Out from the Shadows: Voice Talent

by on April 5th, 2013 at 2:48 pm

In a splendid piece over at gaming site Polygon, David Griner thoroughly explores one of the most under-appreciated jobs in the business: voice talent.  It brings up a fantastic question, why don’t video game actors get more recognition for their work?  Especially since games are one of the most demanding roles a voice actor can take:

“Video games are the most exhausting, challenging voice-overs you do,” says Taylor, who, in addition to her roles in Halo, also starred as beloved zombie slayer Zoey in 2008’s hit Left 4 Dead.  You do them for a very long time, much longer than other voice-overs. You have to be able to stand in a booth for four hours and yell. It is physically challenging. Most of the time, I’m saying things that I don’t understand. At a certain point, your brain starts to fry. They are the marathons of the voice acting world.”

I’m certainly guilty of neglecting to learn who voiced what in video games, even ones in which I really admired the voice acting.  Before today I couldn’t tell you a single actor involved in Bioshock, despite my high praise of the voice work in an earlier podcast.  Perhaps because without a common face to associate with different roles a voice actress plays, like stage or movie talent, it becomes more difficult to link individual people to our favorite characters.  Compounding that issue is the fact that professional voice actors have a staggering depth of range they can cover. Tara Strong, one of the more celebrated and prolific voice actresses in the field today, is responsible for roles as varied as Bubbles from the Powerpuff Girls, Raven from Teen Titans, and Harley Quinn from multiple Batman franchises, (let’s not forget Juliet Starling in Lollipop Chainsaw, which my colleague Corey has a few thoughts about here,) all of which I would have never been able to link to the same person without IMDb.

Jennifer Hale

Jennifer Hale, the voice of Commander Shepard

But not all voice talent are banished behind the veil of obscurity, save for a few niche devotees.
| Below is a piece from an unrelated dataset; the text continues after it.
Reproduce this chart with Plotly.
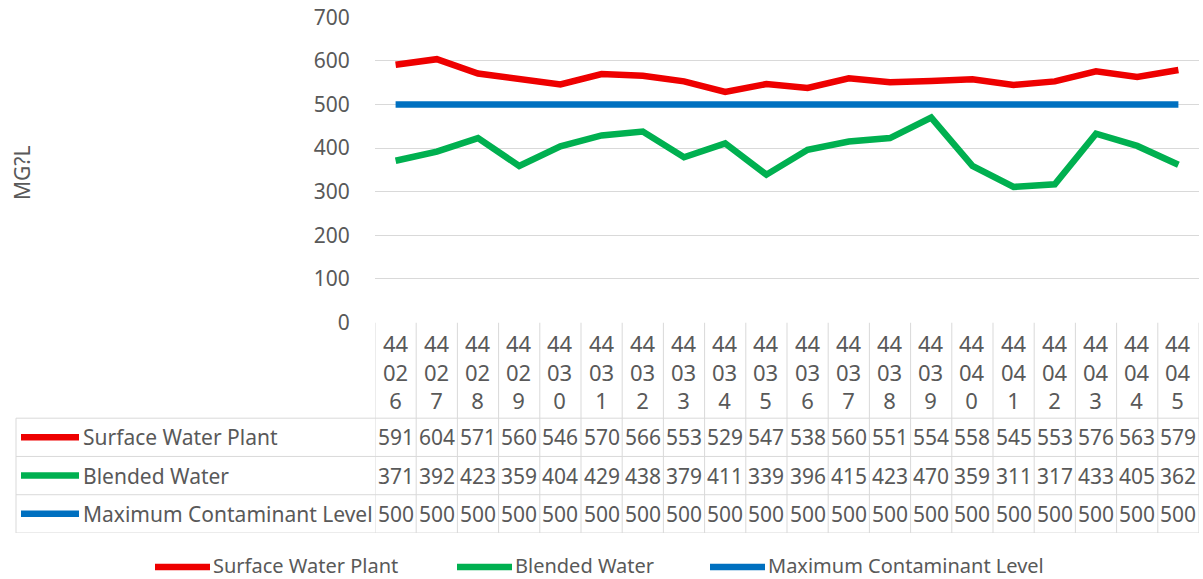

The article details several, like Nolan North and Jennifer Hale, who are quickly gaining prominence in gaming culture here in the West, and Japan has long held their voice actresses in equal regard with their silver screen starlets.  Is it, then, just a change in mentality that is needed to draw voice talent from the shadows?  Certainly more recognition would grant them more bargaining power for better wages, but for that to happen there would first need to be a consorted effort from developers to push them out into the spotlight more often; to develop talent within the industry, like North, into recognizable names that could bring in devoted fans from his previous work.  That isn’t likely to happen without the consumers showing some demand for it, and as things are now, most of us just aren’t accustomed to caring.